--- Start Source data ---

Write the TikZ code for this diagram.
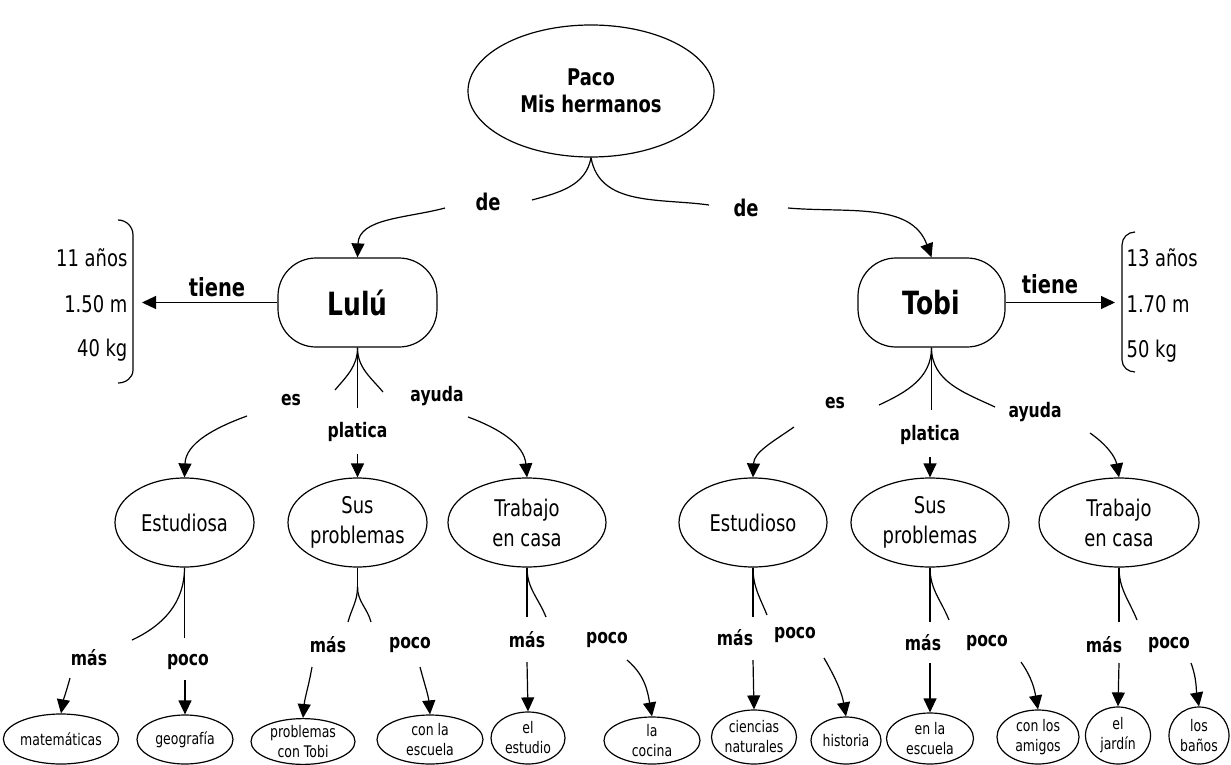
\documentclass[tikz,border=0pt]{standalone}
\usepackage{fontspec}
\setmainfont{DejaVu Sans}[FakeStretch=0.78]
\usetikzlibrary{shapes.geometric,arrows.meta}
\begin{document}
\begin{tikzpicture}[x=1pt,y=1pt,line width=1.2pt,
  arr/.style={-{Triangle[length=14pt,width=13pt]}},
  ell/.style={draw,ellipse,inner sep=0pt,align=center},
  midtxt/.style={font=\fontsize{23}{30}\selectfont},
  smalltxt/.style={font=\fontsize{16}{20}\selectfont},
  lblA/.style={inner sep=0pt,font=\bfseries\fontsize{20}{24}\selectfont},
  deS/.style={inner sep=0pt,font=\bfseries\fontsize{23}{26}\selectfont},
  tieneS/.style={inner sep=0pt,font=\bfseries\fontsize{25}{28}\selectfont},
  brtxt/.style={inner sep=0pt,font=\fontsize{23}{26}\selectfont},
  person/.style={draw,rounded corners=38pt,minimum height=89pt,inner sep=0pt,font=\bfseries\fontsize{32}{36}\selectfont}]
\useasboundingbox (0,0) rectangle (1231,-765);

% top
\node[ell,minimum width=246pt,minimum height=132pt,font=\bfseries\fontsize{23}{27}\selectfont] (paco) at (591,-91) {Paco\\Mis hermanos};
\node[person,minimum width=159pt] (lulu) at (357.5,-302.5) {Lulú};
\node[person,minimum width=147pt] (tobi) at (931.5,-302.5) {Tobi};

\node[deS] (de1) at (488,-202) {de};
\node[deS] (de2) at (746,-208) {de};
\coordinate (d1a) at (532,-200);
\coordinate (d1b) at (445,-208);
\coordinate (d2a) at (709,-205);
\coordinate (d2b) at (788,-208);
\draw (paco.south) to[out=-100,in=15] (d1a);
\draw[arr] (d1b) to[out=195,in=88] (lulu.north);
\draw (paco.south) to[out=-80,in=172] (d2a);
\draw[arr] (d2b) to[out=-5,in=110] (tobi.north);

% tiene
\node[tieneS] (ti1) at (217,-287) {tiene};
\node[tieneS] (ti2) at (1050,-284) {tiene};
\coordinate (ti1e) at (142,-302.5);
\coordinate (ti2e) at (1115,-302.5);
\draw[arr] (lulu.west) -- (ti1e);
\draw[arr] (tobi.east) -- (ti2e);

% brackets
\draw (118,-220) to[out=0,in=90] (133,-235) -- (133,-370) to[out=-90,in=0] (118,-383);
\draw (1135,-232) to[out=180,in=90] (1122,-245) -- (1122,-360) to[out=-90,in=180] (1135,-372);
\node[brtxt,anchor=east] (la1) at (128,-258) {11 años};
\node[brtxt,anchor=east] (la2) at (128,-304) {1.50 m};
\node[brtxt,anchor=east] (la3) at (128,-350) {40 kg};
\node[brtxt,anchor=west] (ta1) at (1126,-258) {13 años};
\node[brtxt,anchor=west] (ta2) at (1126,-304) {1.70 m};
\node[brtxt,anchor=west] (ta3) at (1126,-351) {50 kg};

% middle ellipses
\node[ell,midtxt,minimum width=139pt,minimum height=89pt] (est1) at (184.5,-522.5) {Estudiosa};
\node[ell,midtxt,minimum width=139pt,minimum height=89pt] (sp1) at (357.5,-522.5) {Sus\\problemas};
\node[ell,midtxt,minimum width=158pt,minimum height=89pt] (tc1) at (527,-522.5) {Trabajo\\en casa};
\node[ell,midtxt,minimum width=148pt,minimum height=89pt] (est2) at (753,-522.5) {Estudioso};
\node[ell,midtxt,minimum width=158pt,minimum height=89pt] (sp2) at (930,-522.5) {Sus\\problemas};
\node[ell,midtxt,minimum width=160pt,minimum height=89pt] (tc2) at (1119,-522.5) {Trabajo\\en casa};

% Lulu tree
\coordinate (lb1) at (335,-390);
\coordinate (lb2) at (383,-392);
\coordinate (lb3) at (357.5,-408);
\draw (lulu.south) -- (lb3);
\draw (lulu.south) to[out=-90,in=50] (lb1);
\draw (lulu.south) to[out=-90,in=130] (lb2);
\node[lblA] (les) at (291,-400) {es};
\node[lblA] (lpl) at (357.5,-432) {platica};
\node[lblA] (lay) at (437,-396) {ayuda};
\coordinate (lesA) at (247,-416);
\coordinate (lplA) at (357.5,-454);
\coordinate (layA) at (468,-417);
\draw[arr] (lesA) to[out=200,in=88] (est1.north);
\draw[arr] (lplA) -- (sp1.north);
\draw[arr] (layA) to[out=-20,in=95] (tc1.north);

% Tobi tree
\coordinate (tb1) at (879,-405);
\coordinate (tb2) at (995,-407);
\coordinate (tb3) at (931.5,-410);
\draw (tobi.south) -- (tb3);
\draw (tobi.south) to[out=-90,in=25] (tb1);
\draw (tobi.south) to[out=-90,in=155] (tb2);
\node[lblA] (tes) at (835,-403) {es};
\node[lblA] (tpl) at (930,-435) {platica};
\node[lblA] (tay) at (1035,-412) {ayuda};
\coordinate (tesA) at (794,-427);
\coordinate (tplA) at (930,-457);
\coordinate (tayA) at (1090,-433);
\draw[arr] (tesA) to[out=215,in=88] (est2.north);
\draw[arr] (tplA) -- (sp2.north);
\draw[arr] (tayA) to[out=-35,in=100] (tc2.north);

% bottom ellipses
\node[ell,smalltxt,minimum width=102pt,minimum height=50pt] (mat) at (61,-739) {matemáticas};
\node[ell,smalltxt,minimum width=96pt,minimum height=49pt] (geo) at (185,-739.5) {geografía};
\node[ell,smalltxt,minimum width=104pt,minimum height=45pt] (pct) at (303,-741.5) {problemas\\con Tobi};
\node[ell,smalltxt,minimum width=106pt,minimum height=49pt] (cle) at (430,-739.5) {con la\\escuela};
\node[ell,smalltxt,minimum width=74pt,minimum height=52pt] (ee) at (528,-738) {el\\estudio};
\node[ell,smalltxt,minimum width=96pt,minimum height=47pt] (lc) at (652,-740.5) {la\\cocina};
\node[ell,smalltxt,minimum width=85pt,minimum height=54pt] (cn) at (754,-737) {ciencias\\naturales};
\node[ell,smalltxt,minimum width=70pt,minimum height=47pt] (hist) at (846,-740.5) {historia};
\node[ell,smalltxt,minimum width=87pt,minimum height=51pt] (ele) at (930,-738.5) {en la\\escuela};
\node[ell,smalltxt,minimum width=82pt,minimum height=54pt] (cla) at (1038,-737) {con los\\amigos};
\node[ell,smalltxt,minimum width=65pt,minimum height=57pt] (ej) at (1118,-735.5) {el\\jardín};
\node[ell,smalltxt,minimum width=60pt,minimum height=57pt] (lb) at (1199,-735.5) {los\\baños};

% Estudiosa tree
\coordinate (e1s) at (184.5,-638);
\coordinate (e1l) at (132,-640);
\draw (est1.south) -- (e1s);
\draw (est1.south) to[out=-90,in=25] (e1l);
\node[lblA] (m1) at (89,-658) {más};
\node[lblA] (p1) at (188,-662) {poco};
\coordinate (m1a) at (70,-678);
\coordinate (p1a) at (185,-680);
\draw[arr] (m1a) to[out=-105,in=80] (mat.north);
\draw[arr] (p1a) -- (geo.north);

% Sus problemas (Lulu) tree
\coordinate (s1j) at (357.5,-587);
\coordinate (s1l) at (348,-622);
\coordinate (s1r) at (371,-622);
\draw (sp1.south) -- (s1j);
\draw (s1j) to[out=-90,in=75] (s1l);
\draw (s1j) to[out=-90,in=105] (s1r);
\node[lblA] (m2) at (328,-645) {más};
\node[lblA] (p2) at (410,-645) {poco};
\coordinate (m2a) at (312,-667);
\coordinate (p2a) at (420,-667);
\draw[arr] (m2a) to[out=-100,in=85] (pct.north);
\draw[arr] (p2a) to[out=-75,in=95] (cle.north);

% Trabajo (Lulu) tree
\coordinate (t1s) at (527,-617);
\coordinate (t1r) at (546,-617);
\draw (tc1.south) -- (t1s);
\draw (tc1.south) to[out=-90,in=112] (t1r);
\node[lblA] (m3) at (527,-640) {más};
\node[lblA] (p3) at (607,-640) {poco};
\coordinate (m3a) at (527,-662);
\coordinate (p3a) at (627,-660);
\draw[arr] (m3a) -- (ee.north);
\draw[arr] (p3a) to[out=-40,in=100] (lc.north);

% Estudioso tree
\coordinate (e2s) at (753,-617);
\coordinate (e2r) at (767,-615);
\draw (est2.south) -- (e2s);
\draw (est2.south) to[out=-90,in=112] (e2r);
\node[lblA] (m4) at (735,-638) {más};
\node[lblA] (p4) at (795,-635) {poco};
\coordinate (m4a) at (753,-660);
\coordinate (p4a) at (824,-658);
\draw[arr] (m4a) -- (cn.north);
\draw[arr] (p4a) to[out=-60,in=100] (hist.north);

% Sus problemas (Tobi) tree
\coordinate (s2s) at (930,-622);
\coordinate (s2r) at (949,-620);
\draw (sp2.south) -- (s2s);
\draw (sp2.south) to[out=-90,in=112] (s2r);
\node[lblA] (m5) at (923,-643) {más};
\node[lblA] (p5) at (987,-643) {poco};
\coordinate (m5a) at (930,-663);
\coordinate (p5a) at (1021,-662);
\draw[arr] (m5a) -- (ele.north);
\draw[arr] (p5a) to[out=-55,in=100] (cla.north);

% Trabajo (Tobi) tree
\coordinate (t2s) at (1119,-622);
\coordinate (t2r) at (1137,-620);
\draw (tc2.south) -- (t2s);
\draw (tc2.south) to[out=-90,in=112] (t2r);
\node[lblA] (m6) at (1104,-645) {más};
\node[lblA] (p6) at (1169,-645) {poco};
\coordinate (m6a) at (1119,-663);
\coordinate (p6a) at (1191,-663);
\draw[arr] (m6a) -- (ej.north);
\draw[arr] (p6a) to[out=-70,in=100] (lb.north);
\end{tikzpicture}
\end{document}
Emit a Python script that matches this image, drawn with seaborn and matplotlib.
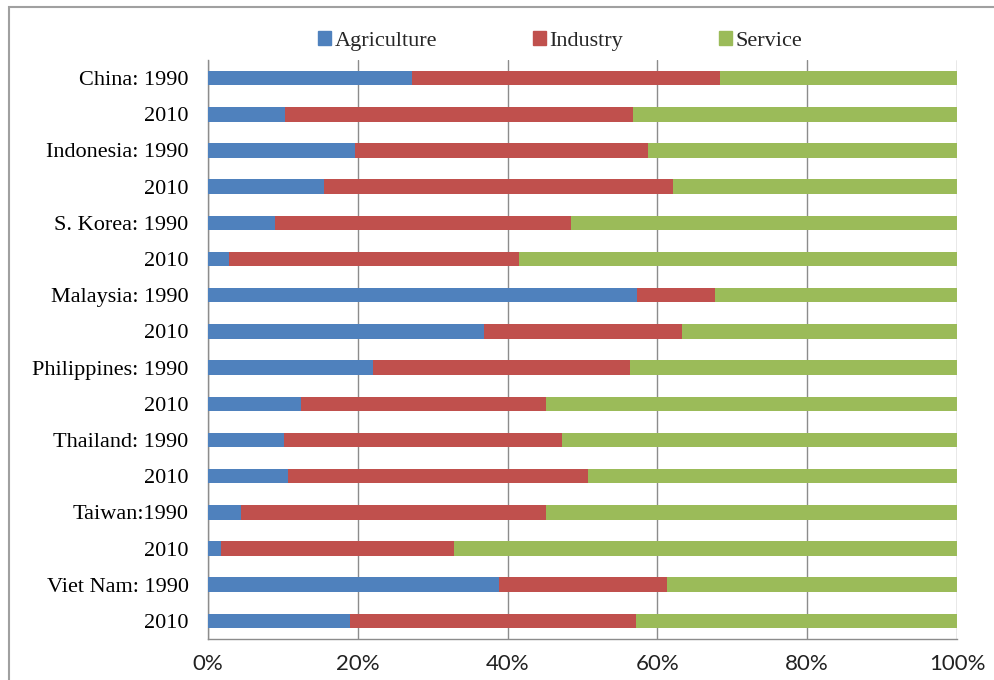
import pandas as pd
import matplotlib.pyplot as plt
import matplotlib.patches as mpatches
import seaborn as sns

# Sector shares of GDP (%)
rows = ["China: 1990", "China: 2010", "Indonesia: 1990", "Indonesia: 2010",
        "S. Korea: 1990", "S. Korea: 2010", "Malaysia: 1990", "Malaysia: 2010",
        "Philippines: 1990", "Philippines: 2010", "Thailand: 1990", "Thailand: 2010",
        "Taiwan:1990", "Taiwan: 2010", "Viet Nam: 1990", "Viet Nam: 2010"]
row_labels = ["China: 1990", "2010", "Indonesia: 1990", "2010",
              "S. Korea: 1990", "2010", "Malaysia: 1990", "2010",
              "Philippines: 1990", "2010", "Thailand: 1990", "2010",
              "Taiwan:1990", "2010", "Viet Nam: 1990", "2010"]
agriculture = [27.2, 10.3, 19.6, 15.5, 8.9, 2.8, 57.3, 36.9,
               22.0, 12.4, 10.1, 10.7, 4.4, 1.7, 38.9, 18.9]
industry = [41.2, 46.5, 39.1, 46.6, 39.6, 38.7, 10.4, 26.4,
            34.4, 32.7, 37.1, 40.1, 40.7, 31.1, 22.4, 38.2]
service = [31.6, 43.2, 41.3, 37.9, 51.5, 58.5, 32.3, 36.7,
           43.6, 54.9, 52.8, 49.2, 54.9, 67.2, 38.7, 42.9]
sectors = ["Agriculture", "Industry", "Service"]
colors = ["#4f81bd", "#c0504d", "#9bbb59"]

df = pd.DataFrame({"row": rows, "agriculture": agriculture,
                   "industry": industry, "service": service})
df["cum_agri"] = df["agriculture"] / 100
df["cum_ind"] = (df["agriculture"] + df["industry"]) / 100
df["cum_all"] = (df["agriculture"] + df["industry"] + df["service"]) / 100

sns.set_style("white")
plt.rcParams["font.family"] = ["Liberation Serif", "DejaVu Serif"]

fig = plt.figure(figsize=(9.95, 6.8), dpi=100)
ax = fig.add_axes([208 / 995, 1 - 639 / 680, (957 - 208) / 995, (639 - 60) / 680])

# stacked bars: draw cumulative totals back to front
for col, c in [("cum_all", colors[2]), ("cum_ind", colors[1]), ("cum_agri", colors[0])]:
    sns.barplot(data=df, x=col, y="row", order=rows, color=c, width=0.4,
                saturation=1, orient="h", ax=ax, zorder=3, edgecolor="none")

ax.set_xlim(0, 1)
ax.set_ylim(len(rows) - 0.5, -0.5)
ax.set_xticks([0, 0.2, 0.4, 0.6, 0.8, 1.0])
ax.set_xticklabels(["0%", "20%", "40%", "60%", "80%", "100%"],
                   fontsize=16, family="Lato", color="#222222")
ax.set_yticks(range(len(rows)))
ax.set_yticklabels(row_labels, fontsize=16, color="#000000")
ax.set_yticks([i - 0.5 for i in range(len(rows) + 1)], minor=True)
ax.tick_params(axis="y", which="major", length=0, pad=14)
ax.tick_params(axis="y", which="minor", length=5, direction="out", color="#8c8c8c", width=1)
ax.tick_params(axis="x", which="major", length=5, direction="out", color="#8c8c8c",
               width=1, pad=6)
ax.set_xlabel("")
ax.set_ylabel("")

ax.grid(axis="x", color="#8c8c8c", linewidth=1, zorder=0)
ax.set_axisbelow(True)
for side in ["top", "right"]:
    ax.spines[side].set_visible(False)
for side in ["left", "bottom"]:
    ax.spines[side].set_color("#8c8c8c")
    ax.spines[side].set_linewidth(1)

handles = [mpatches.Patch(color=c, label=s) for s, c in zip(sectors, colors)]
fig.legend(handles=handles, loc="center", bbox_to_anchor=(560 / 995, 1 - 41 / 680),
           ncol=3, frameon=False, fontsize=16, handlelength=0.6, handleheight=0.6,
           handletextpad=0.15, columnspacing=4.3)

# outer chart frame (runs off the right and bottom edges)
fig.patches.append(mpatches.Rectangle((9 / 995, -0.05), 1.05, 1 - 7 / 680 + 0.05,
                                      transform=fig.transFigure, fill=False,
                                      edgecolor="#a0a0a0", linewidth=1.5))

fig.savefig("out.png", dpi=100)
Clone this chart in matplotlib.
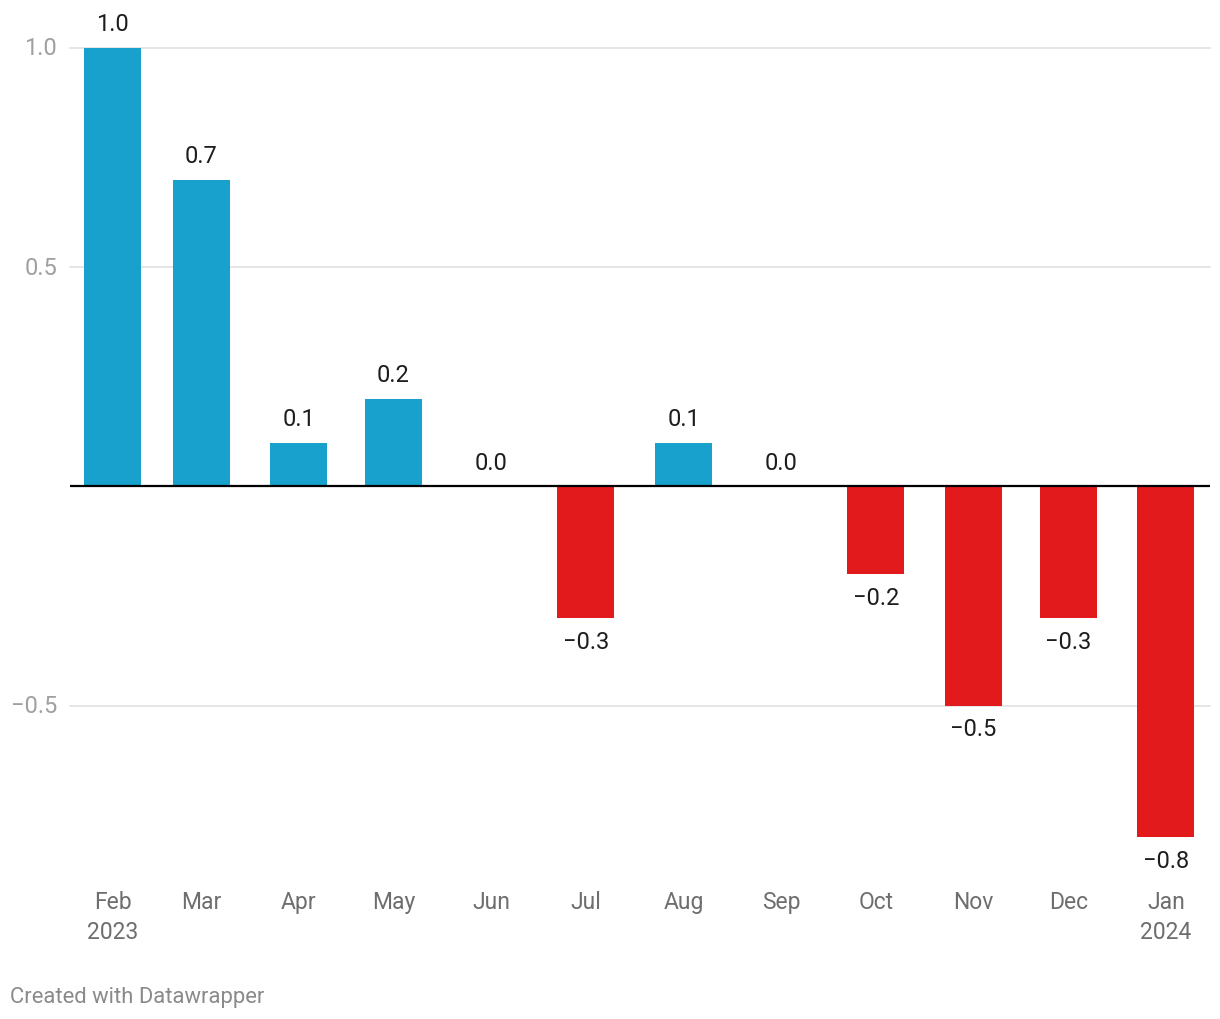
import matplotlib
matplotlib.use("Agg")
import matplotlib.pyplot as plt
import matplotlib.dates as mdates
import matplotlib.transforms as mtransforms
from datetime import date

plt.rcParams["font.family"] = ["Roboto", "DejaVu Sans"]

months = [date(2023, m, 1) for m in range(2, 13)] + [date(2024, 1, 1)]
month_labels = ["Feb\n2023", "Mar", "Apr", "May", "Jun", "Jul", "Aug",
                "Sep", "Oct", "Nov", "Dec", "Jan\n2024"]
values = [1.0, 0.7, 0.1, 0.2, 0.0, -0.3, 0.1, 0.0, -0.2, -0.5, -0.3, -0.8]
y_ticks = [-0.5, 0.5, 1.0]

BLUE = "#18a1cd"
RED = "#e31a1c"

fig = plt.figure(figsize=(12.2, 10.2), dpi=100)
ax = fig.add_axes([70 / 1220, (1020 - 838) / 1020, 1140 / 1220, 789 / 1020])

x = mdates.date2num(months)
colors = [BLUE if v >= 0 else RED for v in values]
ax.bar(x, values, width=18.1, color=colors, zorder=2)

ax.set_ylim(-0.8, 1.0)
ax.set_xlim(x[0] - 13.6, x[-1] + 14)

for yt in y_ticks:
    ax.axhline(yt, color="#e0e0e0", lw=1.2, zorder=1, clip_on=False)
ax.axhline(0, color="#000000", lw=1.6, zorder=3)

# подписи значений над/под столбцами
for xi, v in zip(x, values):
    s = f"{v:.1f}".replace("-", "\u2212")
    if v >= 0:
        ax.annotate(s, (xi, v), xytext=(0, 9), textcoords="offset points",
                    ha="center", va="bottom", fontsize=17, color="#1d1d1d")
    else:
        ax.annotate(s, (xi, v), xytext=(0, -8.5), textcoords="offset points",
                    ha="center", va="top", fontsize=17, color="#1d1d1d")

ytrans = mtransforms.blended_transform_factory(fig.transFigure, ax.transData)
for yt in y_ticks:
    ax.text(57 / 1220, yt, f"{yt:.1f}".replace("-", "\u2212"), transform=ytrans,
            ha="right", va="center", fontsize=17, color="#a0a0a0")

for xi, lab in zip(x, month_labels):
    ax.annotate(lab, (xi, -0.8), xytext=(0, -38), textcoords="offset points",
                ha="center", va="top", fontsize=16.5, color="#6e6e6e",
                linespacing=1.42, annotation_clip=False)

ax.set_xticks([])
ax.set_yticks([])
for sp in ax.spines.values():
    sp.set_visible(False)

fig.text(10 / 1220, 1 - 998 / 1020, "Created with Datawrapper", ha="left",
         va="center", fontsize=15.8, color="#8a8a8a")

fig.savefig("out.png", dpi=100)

--- End Source data ---

Required task: Pictures excluded, give again exactly and only the lines of the material above from the line with "Emit a Python" through the line with "import seaborn as sns".

Task answer:
Emit a Python script that matches this image, drawn with seaborn and matplotlib.
import pandas as pd
import matplotlib.pyplot as plt
import matplotlib.patches as mpatches
import seaborn as sns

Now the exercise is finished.